In their Commentary “Will Science and Engineering Now Be a Good Career?” (Nov. 11, 2009), Lindsay Lowell and Hal Salzman claim that over the past few decades, there has been “no decline in the K-12 performance of U.S. students” with respect to the math skills needed to pursue a career in science. But do the data support this finding?

With 134 districts that adopt textbooks independently, my state of Virginia offers a random sample of curricula nationwide. Between 1998 and 2002, scores in math computation for the state’s 9th graders fell from the low 46th percentile to the abysmal 39th percentile. As a chemistry instructor, I saw a generation of students who could no longer balance an equation without a calculator. A poor background in computation creates intense frustration for students.

Why did this happen?
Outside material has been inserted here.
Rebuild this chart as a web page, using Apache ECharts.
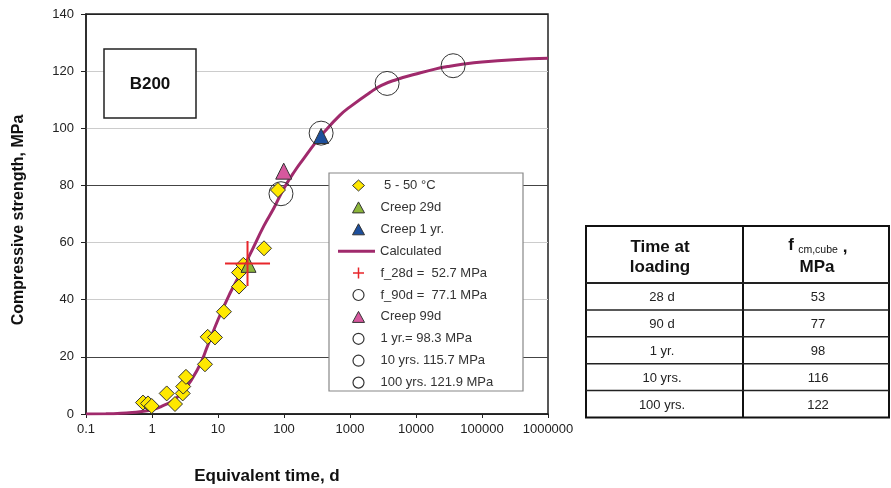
<!DOCTYPE html>
<html lang="en" style="height: 100%">
<head>
  <meta charset="utf-8">
</head>
<body style="height: 100%; margin: 0; background: #fff">
  <div id="container" style="width: 891px; height: 488px"></div>
  <script type="text/javascript" src="https://cdn.jsdelivr.net/npm/echarts@6/dist/echarts.min.js"></script>
  <script type="text/javascript">
    // measured points, [equivalent time d, MPa]
    var tests5to50 = [[0.73, 4], [0.87, 3.7], [0.99, 2.8], [1.67, 7.2], [2.23, 3.5], [2.92, 7.2],
      [2.97, 9.6], [3.27, 13], [6.35, 17.4], [6.98, 27], [9.0, 26.8], [12.3, 35.8],
      [20.8, 44.6], [20.8, 49.5], [24.2, 52.2], [49.8, 58], [81, 78.4]];
    var creep29d = [[29, 52.2]];
    var creep1yr = [[365, 97.3]];
    var creep99d = [[99, 85]];
    var calcTime = [0.1, 0.2, 0.3, 0.5, 0.7, 1, 1.5, 2, 3, 5, 7, 10, 15, 20, 30, 50, 70, 100, 150, 200,
      300, 400, 700, 1000, 2000, 3000, 5000, 10000, 20000, 30000, 50000, 100000, 300000, 1000000];
    var calcStrength = [0, 0.1, 0.2, 0.5, 0.9, 1.5, 3, 4.5, 8, 16, 24, 33, 42, 47.5, 55.5, 66, 72, 79, 85.5, 89.5,
      95, 98.5, 104.5, 107.5, 112.5, 115, 117, 119, 120.8, 121.6, 122.4, 123.2, 124, 124.5];
    var f28d = [[28, 52.7]];
    var f90d = [[90, 77.1]];
    var f1yr = [[365, 98.3]];
    var f10yr = [[3650, 115.7]];
    var f100yr = [[36500, 121.9]];

    // table on the right
    var tableTimes = ['28 d', '90 d', '1 yr.', '10 yrs.', '100 yrs.'];
    var tableStrengths = [53, 77, 98, 116, 122];

    var names = [' 5 - 50 °C', 'Creep 29d', 'Creep 1 yr.', 'Calculated', 'f_28d =  52.7 MPa',
      'f_90d =  77.1 MPa', 'Creep 99d', '1 yr.= 98.3 MPa', '10 yrs. 115.7 MPa', '100 yrs. 121.9 MPa'];

    var crossPath = 'path://M22,0 L22,44 M0,22 L44,22';
    var ring = { color: 'rgba(0,0,0,0)', borderColor: '#333', borderWidth: 1, opacity: 1 };
    var font17 = 'bold 17px "Liberation Sans", Arial';

    var myChart = echarts.init(document.getElementById('container'), null, { renderer: 'canvas' });

    function ringSeries(name, data) {
      return { name: name, type: 'scatter', data: data, symbol: 'circle', symbolSize: 24, itemStyle: ring, z: 6 };
    }
    function legendRing(name) {
      return { name: name, icon: 'circle', itemStyle: { color: 'rgba(0,0,0,0)', borderColor: '#333', borderWidth: 1.2 } };
    }
    function legendBox(top, items, wide) {
      return {
        orient: 'vertical', left: wide ? 338 : 352, top: top,
        itemWidth: wide ? 37 : 12, itemHeight: wide ? 3 : 11, itemGap: 8.9, padding: 0, z: 10,
        textStyle: { color: '#333', fontSize: 13, padding: [0, 0, 0, wide ? 0 : 11] },
        data: items
      };
    }

    // table drawn as graphic elements
    var tableX = 586, tableY = 226, tableW = 303, colX = 743, headH = 57, rowH = 26.9;
    var tableGraphic = [
      { type: 'rect', shape: { x: tableX, y: tableY, width: tableW, height: headH + rowH * 5 },
        style: { fill: '#fff', stroke: '#111', lineWidth: 2 } },
      { type: 'line', shape: { x1: colX, y1: tableY, x2: colX, y2: tableY + headH + rowH * 5 },
        style: { stroke: '#111', lineWidth: 2 } },
      { type: 'text', x: 660, y: 247, style: { text: 'Time at', font: font17, fill: '#111', align: 'center', verticalAlign: 'middle' } },
      { type: 'text', x: 660, y: 267, style: { text: 'loading', font: font17, fill: '#111', align: 'center', verticalAlign: 'middle' } },
      { type: 'text', x: 791, y: 245, style: { text: 'f', font: font17, fill: '#111', align: 'center', verticalAlign: 'middle' } },
      { type: 'text', x: 818, y: 250, style: { text: 'cm,cube', font: '10.5px "Liberation Sans", Arial', fill: '#111', align: 'center', verticalAlign: 'middle' } },
      { type: 'text', x: 845, y: 247, style: { text: ',', font: font17, fill: '#111', align: 'center', verticalAlign: 'middle' } },
      { type: 'text', x: 817, y: 267, style: { text: 'MPa', font: font17, fill: '#111', align: 'center', verticalAlign: 'middle' } }
    ];
    tableTimes.forEach(function (t, i) {
      var top = tableY + headH + rowH * i;
      tableGraphic.push({ type: 'line', shape: { x1: tableX, y1: top, x2: tableX + tableW, y2: top },
        style: { stroke: '#222', lineWidth: i === 0 ? 2 : 1.5 } });
      tableGraphic.push({ type: 'text', x: 662, y: top + rowH / 2 + 1, style: { text: t, font: '13px "Liberation Sans", Arial', fill: '#222', align: 'center', verticalAlign: 'middle' } });
      tableGraphic.push({ type: 'text', x: 818, y: top + rowH / 2 + 1, style: { text: String(tableStrengths[i]), font: '13px "Liberation Sans", Arial', fill: '#222', align: 'center', verticalAlign: 'middle' } });
    });

    var pitch = 21.9, legendTop = 179;
    var option = {
      animation: false,
      textStyle: { fontFamily: '"Liberation Sans", Arial, sans-serif' },
      grid: { left: 86, top: 14, right: 343, bottom: 74, show: true, borderColor: '#222', borderWidth: 1.5 },
      xAxis: {
        type: 'log', logBase: 10, min: 0.1, max: 1000000,
        axisLine: { lineStyle: { color: '#222', width: 1.5 } },
        axisTick: { show: true, length: 4, lineStyle: { color: '#222' } },
        minorTick: { show: false },
        splitLine: { show: false },
        axisLabel: { color: '#222', fontSize: 13, margin: 9, formatter: function (v) { return String(+v.toPrecision(6)); } }
      },
      yAxis: {
        type: 'value', min: 0, max: 140, interval: 20,
        axisLine: { show: true, lineStyle: { color: '#222', width: 1.5 } },
        axisTick: { show: true, length: 5, lineStyle: { color: '#222' } },
        splitLine: { show: true, lineStyle: { color: ['#222', '#444', '#ccc', '#ccc', '#444', '#ccc', '#ccc', '#222'], width: 1.2 } },
        axisLabel: { color: '#222', fontSize: 13, margin: 12 }
      },
      legend: [
        legendBox(legendTop, [
          { name: names[0], icon: 'diamond', itemStyle: { color: '#ffe800', borderColor: '#333', borderWidth: 1 } },
          { name: names[1], icon: 'triangle', itemStyle: { color: '#8cb63a', borderColor: '#333', borderWidth: 1 } },
          { name: names[2], icon: 'triangle', itemStyle: { color: '#1d4f9c', borderColor: '#333', borderWidth: 1 } }
        ], false),
        legendBox(legendTop + pitch * 3, [
          { name: names[3], icon: 'rect', itemStyle: { color: '#a02a6c', borderWidth: 0 } }
        ], true),
        legendBox(legendTop + pitch * 4, [
          { name: names[4], icon: crossPath, itemStyle: { color: 'rgba(0,0,0,0)', borderColor: '#e8262b', borderWidth: 1.5 } },
          legendRing(names[5]),
          { name: names[6], icon: 'triangle', itemStyle: { color: '#d6589e', borderColor: '#333', borderWidth: 1 } },
          legendRing(names[7]),
          legendRing(names[8]),
          legendRing(names[9])
        ], false)
      ],
      graphic: [
        { type: 'rect', z: 5, shape: { x: 329, y: 173, width: 194, height: 218 },
          style: { fill: '#fff', stroke: '#888', lineWidth: 1.2 } },
        { type: 'rect', z: 5, shape: { x: 104, y: 49, width: 92, height: 69 },
          style: { fill: '#fff', stroke: '#222', lineWidth: 1.5 } },
        { type: 'text', z: 6, x: 150, y: 84, style: { text: 'B200', font: font17, fill: '#111', align: 'center', verticalAlign: 'middle' } },
        { type: 'text', x: 267, y: 476, style: { text: 'Equivalent time, d', font: font17, fill: '#111', align: 'center', verticalAlign: 'middle' } },
        { type: 'text', x: 19, y: 220, rotation: Math.PI / 2, style: { text: 'Compressive strength, MPa', font: 'bold 16px "Liberation Sans", Arial', fill: '#111', align: 'center', verticalAlign: 'middle' } }
      ].concat(tableGraphic),
      series: [
        { name: names[0], type: 'scatter', data: tests5to50, symbol: 'diamond', symbolSize: 15, z: 3,
          itemStyle: { color: '#ffe800', borderColor: '#333', borderWidth: 1, opacity: 1 } },
        { name: names[1], type: 'scatter', data: creep29d, symbol: 'triangle', symbolSize: 15, z: 4,
          itemStyle: { color: '#8cb63a', borderColor: '#333', borderWidth: 1, opacity: 1 } },
        { name: names[2], type: 'scatter', data: creep1yr, symbol: 'triangle', symbolSize: 15, z: 4,
          itemStyle: { color: '#1d4f9c', borderColor: '#333', borderWidth: 1, opacity: 1 } },
        { name: names[3], type: 'line', z: 2, smooth: true, symbol: 'none',
          data: calcTime.map(function (t, i) { return [t, calcStrength[i]]; }),
          lineStyle: { color: '#a02a6c', width: 3 }, itemStyle: { color: '#a02a6c' } },
        { name: names[4], type: 'scatter', data: f28d, symbol: crossPath, symbolSize: 45, z: 7,
          itemStyle: { color: 'rgba(0,0,0,0)', borderColor: '#e8262b', borderWidth: 2, opacity: 1 } },
        ringSeries(names[5], f90d),
        { name: names[6], type: 'scatter', data: creep99d, symbol: 'triangle', symbolSize: 16, z: 4,
          itemStyle: { color: '#d6589e', borderColor: '#333', borderWidth: 1, opacity: 1 } },
        ringSeries(names[7], f1yr),
        ringSeries(names[8], f10yr),
        ringSeries(names[9], f100yr)
      ]
    };

    myChart.setOption(option);
    window.addEventListener('resize', myChart.resize);
  </script>
</body>
</html>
Since the 1960s, math textbooks have steadily decreased practice with numbers. After California’s 1992 adoption of math standards by the National Council of Teachers of Mathematics, “math facts” nearly disappeared from textbooks nationwide. Publishers must serve the California market.

And it wasn’t just textbooks. In my children’s suburban schools, officials forbade teachers to use math flashcards or other “timed drill.” My children were taught that six times seven meant six rows of seven dots. That’s nice, but in the sciences (and other jobs), you need to know six times seven.

Messrs. Lowell and Salzman also report that U.S. universities “are graduating as many scientists and engineers as they ever have.” That’s true. But in 2006, only 33 percent of engineering doctorates awarded in this country went to U.S. citizens, while 37 percent went to citizens of China and India. In electrical engineering, a key field in the technology industry, 23 percent of U.S. doctorates went to U.S. citizens.

Many noncitizens remain here and make enormous contributions to the economy. That said, if we were to prepare more of our own children for careers in science, it would strengthen public support for education, America’s ability to compete, and the freedoms that this nation stands for.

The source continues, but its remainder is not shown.